Set every record down verbatim and omit the pictures.

*** DATASET RECORDS

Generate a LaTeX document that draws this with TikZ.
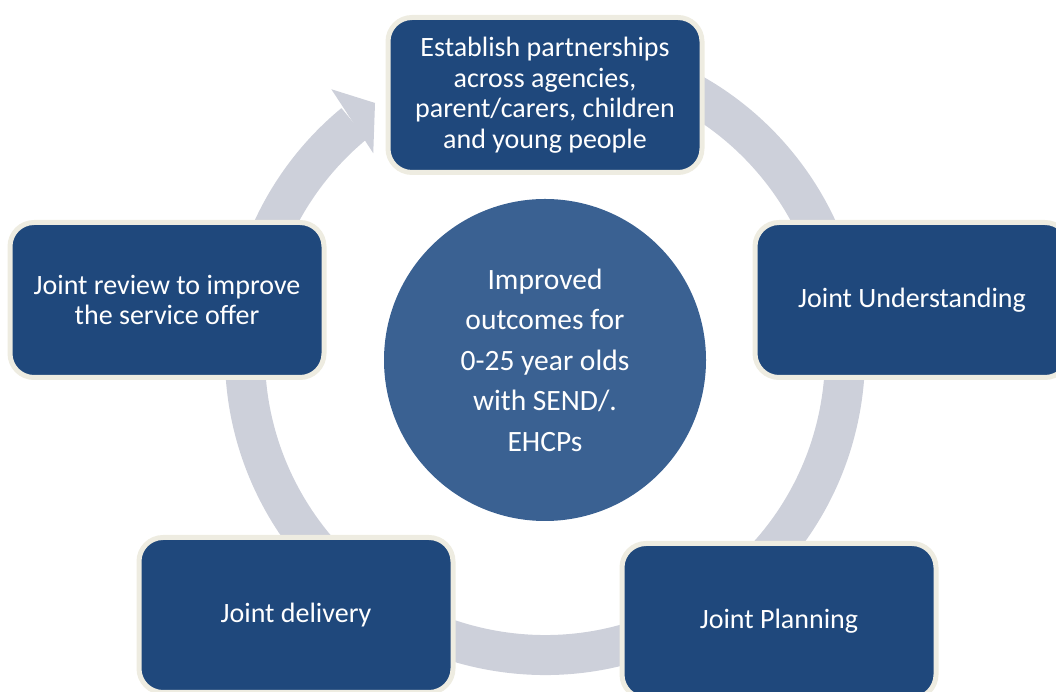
\documentclass[tikz,border=0pt]{standalone}
\usepackage{fontspec}
\setmainfont{Carlito}
\usetikzlibrary{calc, positioning}
\definecolor{stageblue}{HTML}{1F487C}
\definecolor{hubblue}{HTML}{3A6192}
\definecolor{edgecream}{HTML}{EEECE1}
\definecolor{ringgrey}{HTML}{CDD0DA}

\begin{document}
\begin{tikzpicture}[
  x=1pt, y=1pt,
  stage/.style={rectangle, draw=edgecream, line width=5pt, fill=stageblue, rounded corners=24pt, minimum width=314pt, minimum height=155pt, align=center, text=white, font=\fontsize{28}{30.5}\selectfont},
  core/.style={circle, fill=hubblue, minimum size=322pt, inner sep=0pt, align=center, text=white, font=\fontsize{29.5}{40.5}\selectfont},
  ring/.style={draw=ringgrey, line width=40pt}
]
  \useasboundingbox (0,0) rectangle (1056,692);
  \clip (0,0) rectangle (1056,692);

  % cycle arrow behind the stages
  \coordinate (hub) at (545,337);
  \draw[ring] ($(hub)+(80:300pt)$) arc[start angle=80, end angle=-230.5, radius=300pt];
  \fill[ringgrey] ($(hub)+(124:304pt)$) -- ($(hub)+(128.8:341pt)$) -- ($(hub)+(130.4:265pt)$) -- cycle;

  \node[core] (outcome) at (545,332) {Improved\\outcomes for\\0-25 year olds\\with SEND/.\\EHCPs};

  \node[stage] (partner) at (545,597) {Establish partnerships\\across agencies,\\parent/carers, children\\and young people};
  \node[stage] (understand) at (912,392) {Joint Understanding};
  \node[stage] (planning) at (779,71) {Joint Planning};
  \node[stage] (delivery) at (296,77) {Joint delivery};
  \node[stage] (review) at (167,392) {Joint review to improve\\the service offer};
\end{tikzpicture}
\end{document}
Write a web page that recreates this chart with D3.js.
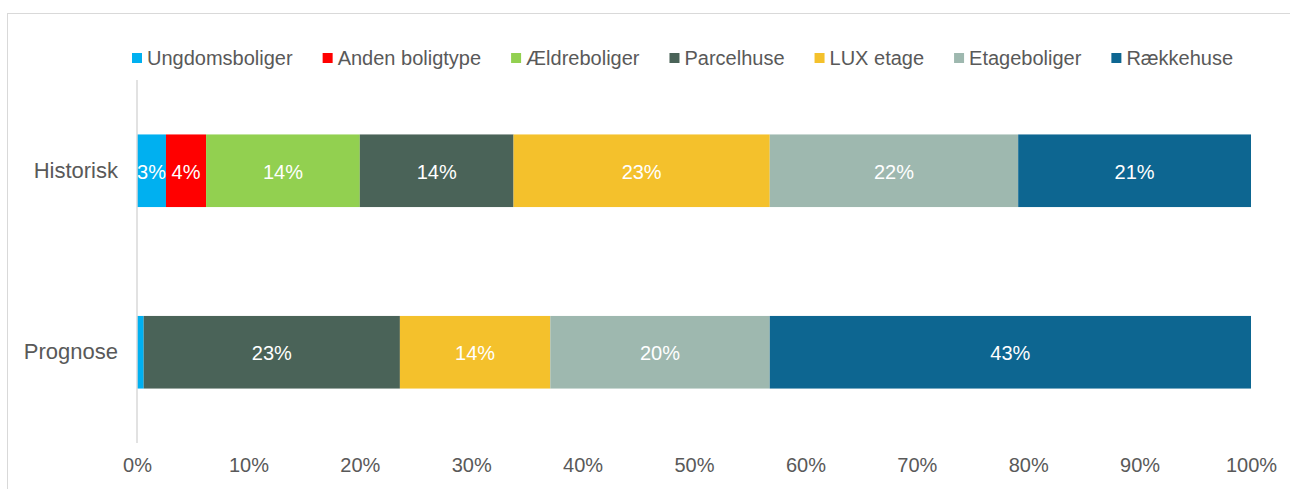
<!DOCTYPE html>
<html>
<head>
<meta charset="utf-8">
<script src="https://cdn.jsdelivr.net/npm/d3@7"></script>
<style>
  body { margin: 0; background: #fff; }
  svg { font-family: "Liberation Sans", Arial, sans-serif; }
</style>
</head>
<body>
<div id="frame1"></div>
<script>
// stacked 100% bar chart

const categories = ["Historisk", "Prognose"];
const seriesNames = ["Ungdomsboliger", "Anden boligtype", "Ældreboliger", "Parcelhuse", "LUX etage", "Etageboliger", "Rækkehuse"];
const seriesColors = ["#00B0F0", "#FF0000", "#92D050", "#4A6358", "#F4C12C", "#9EB8AF", "#0D6691"];
const historisk = [2.6, 3.6, 13.8, 13.8, 23.0, 22.3, 20.9];
const prognose = [0.6, 0, 0, 23.0, 13.5, 19.7, 43.2];
const tickValues = [0, 10, 20, 30, 40, 50, 60, 70, 80, 90, 100];

const FRAME_WIDTH = 1290;
const FRAME_HEIGHT = 489;
const MARGINS = {left: 137, right: 39, top: 80, bottom: 46};

const FRAME1 = d3.select("#frame1")
    .append("svg")
        .attr("width", FRAME_WIDTH)
        .attr("height", FRAME_HEIGHT);

// outer border of chart area
FRAME1.append("rect")
    .attr("x", 7.5).attr("y", 13.5)
    .attr("width", 1400).attr("height", 600)
    .attr("fill", "none")
    .attr("stroke", "#d9d9d9");

const X_SCALE = d3.scaleLinear()
    .domain([0, 100])
    .range([MARGINS.left, FRAME_WIDTH - MARGINS.right]);

const Y_SCALE = d3.scaleBand()
    .domain(categories)
    .range([MARGINS.top, FRAME_HEIGHT - MARGINS.bottom])
    .paddingInner(0.6)
    .paddingOuter(0.3);

const rows = categories.map((c, i) => {
    const vals = i === 0 ? historisk : prognose;
    const row = {category: c};
    seriesNames.forEach((s, j) => { row[s] = vals[j]; });
    return row;
});

const stacked = d3.stack().keys(seriesNames)(rows);

const groups = FRAME1.selectAll(".series")
    .data(stacked)
    .enter()
    .append("g")
        .attr("class", "series")
        .attr("fill", (d, i) => seriesColors[i]);

groups.selectAll("rect")
    .data(d => d)
    .enter()
    .append("rect")
        .attr("x", d => X_SCALE(d[0]))
        .attr("y", d => Y_SCALE(d.data.category))
        .attr("width", d => X_SCALE(d[1]) - X_SCALE(d[0]))
        .attr("height", Y_SCALE.bandwidth());

groups.selectAll("text")
    .data(d => d.filter(p => p[1] - p[0] >= 2))
    .enter()
    .append("text")
        .attr("x", d => (X_SCALE(d[0]) + X_SCALE(d[1])) / 2)
        .attr("y", d => Y_SCALE(d.data.category) + Y_SCALE.bandwidth() / 2 + 1)
        .attr("dy", "0.35em")
        .attr("text-anchor", "middle")
        .attr("fill", "#fff")
        .attr("font-size", "20px")
        .text(d => Math.round(d[1] - d[0]) + "%");

// vertical axis line
FRAME1.append("line")
    .attr("x1", X_SCALE(0)).attr("x2", X_SCALE(0))
    .attr("y1", MARGINS.top).attr("y2", FRAME_HEIGHT - MARGINS.bottom)
    .attr("stroke", "#d9d9d9")
    .attr("stroke-width", 1.5);

// category labels
FRAME1.append("g")
    .attr("transform", "translate(" + (X_SCALE(0) - 19) + ",0)")
    .call(d3.axisLeft(Y_SCALE).tickSize(0).tickPadding(0))
    .call(g => g.select(".domain").remove())
    .selectAll("text")
        .attr("font-size", "22px")
        .attr("font-family", "Liberation Sans, Arial, sans-serif")
        .attr("fill", "#595959");

// x ticks
FRAME1.append("g")
    .attr("transform", "translate(0," + (FRAME_HEIGHT - MARGINS.bottom) + ")")
    .call(d3.axisBottom(X_SCALE).tickValues(tickValues).tickSize(0).tickPadding(15).tickFormat(d => d + "%"))
    .call(g => g.select(".domain").remove())
    .selectAll("text")
        .attr("font-size", "20px")
        .attr("font-family", "Liberation Sans, Arial, sans-serif")
        .attr("fill", "#595959");

// legend
const legend = FRAME1.append("g").attr("transform", "translate(132,58)");
let lx = 0;
seriesNames.forEach((s, i) => {
    const item = legend.append("g").attr("transform", "translate(" + lx + ",0)");
    item.append("rect")
        .attr("x", 0).attr("y", -5)
        .attr("width", 10).attr("height", 10)
        .attr("fill", seriesColors[i]);
    const t = item.append("text")
        .attr("x", 15).attr("dy", "0.35em")
        .attr("font-size", "20px")
        .attr("fill", "#595959")
        .text(s);
    lx += 15 + t.node().getComputedTextLength() + 30;
});
</script>
</body>
</html>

******

■ **EXERCISE ANSWER**:
Generate a LaTeX document that draws this with TikZ.
\documentclass[tikz,border=0pt]{standalone}
\usepackage{fontspec}
\setmainfont{Carlito}
\usetikzlibrary{calc, positioning}
\definecolor{stageblue}{HTML}{1F487C}
\definecolor{hubblue}{HTML}{3A6192}
\definecolor{edgecream}{HTML}{EEECE1}
\definecolor{ringgrey}{HTML}{CDD0DA}

\begin{document}
\begin{tikzpicture}[
  x=1pt, y=1pt,
  stage/.style={rectangle, draw=edgecream, line width=5pt, fill=stageblue, rounded corners=24pt, minimum width=314pt, minimum height=155pt, align=center, text=white, font=\fontsize{28}{30.5}\selectfont},
  core/.style={circle, fill=hubblue, minimum size=322pt, inner sep=0pt, align=center, text=white, font=\fontsize{29.5}{40.5}\selectfont},
  ring/.style={draw=ringgrey, line width=40pt}
]
  \useasboundingbox (0,0) rectangle (1056,692);
  \clip (0,0) rectangle (1056,692);

  % cycle arrow behind the stages
  \coordinate (hub) at (545,337);
  \draw[ring] ($(hub)+(80:300pt)$) arc[start angle=80, end angle=-230.5, radius=300pt];
  \fill[ringgrey] ($(hub)+(124:304pt)$) -- ($(hub)+(128.8:341pt)$) -- ($(hub)+(130.4:265pt)$) -- cycle;

  \node[core] (outcome) at (545,332) {Improved\\outcomes for\\0-25 year olds\\with SEND/.\\EHCPs};

  \node[stage] (partner) at (545,597) {Establish partnerships\\across agencies,\\parent/carers, children\\and young people};
  \node[stage] (understand) at (912,392) {Joint Understanding};
  \node[stage] (planning) at (779,71) {Joint Planning};
  \node[stage] (delivery) at (296,77) {Joint delivery};
  \node[stage] (review) at (167,392) {Joint review to improve\\the service offer};
\end{tikzpicture}
\end{document}
Write a web page that recreates this chart with D3.js.
<!DOCTYPE html>
<html>
<head>
<meta charset="utf-8">
<script src="https://cdn.jsdelivr.net/npm/d3@7"></script>
<style>
  body { margin: 0; background: #fff; }
  svg { font-family: "Liberation Sans", Arial, sans-serif; }
</style>
</head>
<body>
<div id="frame1"></div>
<script>
// stacked 100% bar chart

const categories = ["Historisk", "Prognose"];
const seriesNames = ["Ungdomsboliger", "Anden boligtype", "Ældreboliger", "Parcelhuse", "LUX etage", "Etageboliger", "Rækkehuse"];
const seriesColors = ["#00B0F0", "#FF0000", "#92D050", "#4A6358", "#F4C12C", "#9EB8AF", "#0D6691"];
const historisk = [2.6, 3.6, 13.8, 13.8, 23.0, 22.3, 20.9];
const prognose = [0.6, 0, 0, 23.0, 13.5, 19.7, 43.2];
const tickValues = [0, 10, 20, 30, 40, 50, 60, 70, 80, 90, 100];

const FRAME_WIDTH = 1290;
const FRAME_HEIGHT = 489;
const MARGINS = {left: 137, right: 39, top: 80, bottom: 46};

const FRAME1 = d3.select("#frame1")
    .append("svg")
        .attr("width", FRAME_WIDTH)
        .attr("height", FRAME_HEIGHT);

// outer border of chart area
FRAME1.append("rect")
    .attr("x", 7.5).attr("y", 13.5)
    .attr("width", 1400).attr("height", 600)
    .attr("fill", "none")
    .attr("stroke", "#d9d9d9");

const X_SCALE = d3.scaleLinear()
    .domain([0, 100])
    .range([MARGINS.left, FRAME_WIDTH - MARGINS.right]);

const Y_SCALE = d3.scaleBand()
    .domain(categories)
    .range([MARGINS.top, FRAME_HEIGHT - MARGINS.bottom])
    .paddingInner(0.6)
    .paddingOuter(0.3);

const rows = categories.map((c, i) => {
    const vals = i === 0 ? historisk : prognose;
    const row = {category: c};
    seriesNames.forEach((s, j) => { row[s] = vals[j]; });
    return row;
});

const stacked = d3.stack().keys(seriesNames)(rows);

const groups = FRAME1.selectAll(".series")
    .data(stacked)
    .enter()
    .append("g")
        .attr("class", "series")
        .attr("fill", (d, i) => seriesColors[i]);

groups.selectAll("rect")
    .data(d => d)
    .enter()
    .append("rect")
        .attr("x", d => X_SCALE(d[0]))
        .attr("y", d => Y_SCALE(d.data.category))
        .attr("width", d => X_SCALE(d[1]) - X_SCALE(d[0]))
        .attr("height", Y_SCALE.bandwidth());

groups.selectAll("text")
    .data(d => d.filter(p => p[1] - p[0] >= 2))
    .enter()
    .append("text")
        .attr("x", d => (X_SCALE(d[0]) + X_SCALE(d[1])) / 2)
        .attr("y", d => Y_SCALE(d.data.category) + Y_SCALE.bandwidth() / 2 + 1)
        .attr("dy", "0.35em")
        .attr("text-anchor", "middle")
        .attr("fill", "#fff")
        .attr("font-size", "20px")
        .text(d => Math.round(d[1] - d[0]) + "%");

// vertical axis line
FRAME1.append("line")
    .attr("x1", X_SCALE(0)).attr("x2", X_SCALE(0))
    .attr("y1", MARGINS.top).attr("y2", FRAME_HEIGHT - MARGINS.bottom)
    .attr("stroke", "#d9d9d9")
    .attr("stroke-width", 1.5);

// category labels
FRAME1.append("g")
    .attr("transform", "translate(" + (X_SCALE(0) - 19) + ",0)")
    .call(d3.axisLeft(Y_SCALE).tickSize(0).tickPadding(0))
    .call(g => g.select(".domain").remove())
    .selectAll("text")
        .attr("font-size", "22px")
        .attr("font-family", "Liberation Sans, Arial, sans-serif")
        .attr("fill", "#595959");

// x ticks
FRAME1.append("g")
    .attr("transform", "translate(0," + (FRAME_HEIGHT - MARGINS.bottom) + ")")
    .call(d3.axisBottom(X_SCALE).tickValues(tickValues).tickSize(0).tickPadding(15).tickFormat(d => d + "%"))
    .call(g => g.select(".domain").remove())
    .selectAll("text")
        .attr("font-size", "20px")
        .attr("font-family", "Liberation Sans, Arial, sans-serif")
        .attr("fill", "#595959");

// legend
const legend = FRAME1.append("g").attr("transform", "translate(132,58)");
let lx = 0;
seriesNames.forEach((s, i) => {
    const item = legend.append("g").attr("transform", "translate(" + lx + ",0)");
    item.append("rect")
        .attr("x", 0).attr("y", -5)
        .attr("width", 10).attr("height", 10)
        .attr("fill", seriesColors[i]);
    const t = item.append("text")
        .attr("x", 15).attr("dy", "0.35em")
        .attr("font-size", "20px")
        .attr("fill", "#595959")
        .text(s);
    lx += 15 + t.node().getComputedTextLength() + 30;
});
</script>
</body>
</html>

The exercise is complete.